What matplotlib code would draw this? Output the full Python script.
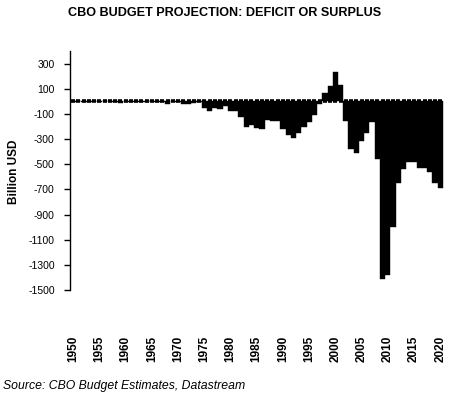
import matplotlib
matplotlib.use("Agg")
import matplotlib.pyplot as plt
import numpy as np

plt.rcParams['font.family'] = ['Liberation Sans', 'DejaVu Sans']

years = list(range(1950, 2021))
balance = [
    -3.1, 6.1, -1.5, -6.5, -1.2, -3.0, 3.9, 3.4, -2.8, -12.8,      # 1950-1959
    0.3, -3.3, -7.1, -4.8, -5.9, -1.4, -3.7, -8.6, -25.2, 3.2,     # 1960-1969
    -2.8, -23.0, -23.4, -14.9, -6.1, -53.2, -73.7, -53.7, -59.2, -40.7,  # 1970-1979
    -73.8, -79.0, -128.0, -207.8, -185.4, -212.3, -221.2, -149.7, -155.2, -152.6,  # 1980-1989
    -221.0, -269.2, -290.3, -255.1, -203.2, -164.0, -107.4, -21.9, 69.3, 125.6,  # 1990-1999
    236.2, 128.2, -157.8, -377.6, -412.7, -318.3, -248.2, -160.7, -458.6, -1412.7,  # 2000-2009
    -1380, -1000, -650, -540, -480, -485, -530, -530, -560, -650,  # 2010-2019
    -690,  # 2020
]
y_ticks = [300, 100, -100, -300, -500, -700, -900, -1100, -1300, -1500]
x_ticks = list(range(1950, 2021, 5))

fig = plt.figure(figsize=(4.5, 3.95), dpi=100)
ax = fig.add_axes([70/450, 1-290/395, 375/450, 239/395])

ax.bar(years, balance, width=1.0, color='black', edgecolor='black', linewidth=0.3)
ax.plot(years, [0]*len(years), linestyle='none', marker='_', markersize=3.4,
        markeredgewidth=2.6, color='black')

ax.set_xlim(1949.4, 2020.9)
ax.set_ylim(-1500, 400)
ax.set_yticks(y_ticks)
ax.set_yticklabels([str(v) for v in y_ticks])
ax.set_xticks(x_ticks)
ax.set_xticklabels([str(v) for v in x_ticks], rotation=90, fontweight='bold', fontsize=8.5)

for s in ['top', 'right', 'bottom']:
    ax.spines[s].set_visible(False)
ax.spines['left'].set_linewidth(1.0)
ax.tick_params(axis='y', direction='out', length=4, width=1, pad=7, labelsize=7.5)
ax.tick_params(axis='x', length=0, pad=33)

ax.set_ylabel('Billion USD', fontweight='bold', fontsize=8.5)
ax.yaxis.set_label_coords(-50/375, (290-172)/239)

fig.text(224.5/450, 1-13/395, 'CBO BUDGET PROJECTION: DEFICIT OR SURPLUS',
         ha='center', va='center', fontweight='bold', fontsize=9.1)
fig.text(3/450, 1-386/395, 'Source: CBO Budget Estimates, Datastream',
         ha='left', va='center', style='italic', fontsize=8.8)

fig.savefig('out.png', dpi=100)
◇ ◇ ◇
• _Objective_
Restate each line from the start of the listing through the line bearing "markeredgewidth=2.6, color='black')" word for word. Drop the pictures.

• _Result of this exercise_
What matplotlib code would draw this? Output the full Python script.
import matplotlib
matplotlib.use("Agg")
import matplotlib.pyplot as plt
import numpy as np

plt.rcParams['font.family'] = ['Liberation Sans', 'DejaVu Sans']

years = list(range(1950, 2021))
balance = [
    -3.1, 6.1, -1.5, -6.5, -1.2, -3.0, 3.9, 3.4, -2.8, -12.8,      # 1950-1959
    0.3, -3.3, -7.1, -4.8, -5.9, -1.4, -3.7, -8.6, -25.2, 3.2,     # 1960-1969
    -2.8, -23.0, -23.4, -14.9, -6.1, -53.2, -73.7, -53.7, -59.2, -40.7,  # 1970-1979
    -73.8, -79.0, -128.0, -207.8, -185.4, -212.3, -221.2, -149.7, -155.2, -152.6,  # 1980-1989
    -221.0, -269.2, -290.3, -255.1, -203.2, -164.0, -107.4, -21.9, 69.3, 125.6,  # 1990-1999
    236.2, 128.2, -157.8, -377.6, -412.7, -318.3, -248.2, -160.7, -458.6, -1412.7,  # 2000-2009
    -1380, -1000, -650, -540, -480, -485, -530, -530, -560, -650,  # 2010-2019
    -690,  # 2020
]
y_ticks = [300, 100, -100, -300, -500, -700, -900, -1100, -1300, -1500]
x_ticks = list(range(1950, 2021, 5))

fig = plt.figure(figsize=(4.5, 3.95), dpi=100)
ax = fig.add_axes([70/450, 1-290/395, 375/450, 239/395])

ax.bar(years, balance, width=1.0, color='black', edgecolor='black', linewidth=0.3)
ax.plot(years, [0]*len(years), linestyle='none', marker='_', markersize=3.4,
        markeredgewidth=2.6, color='black')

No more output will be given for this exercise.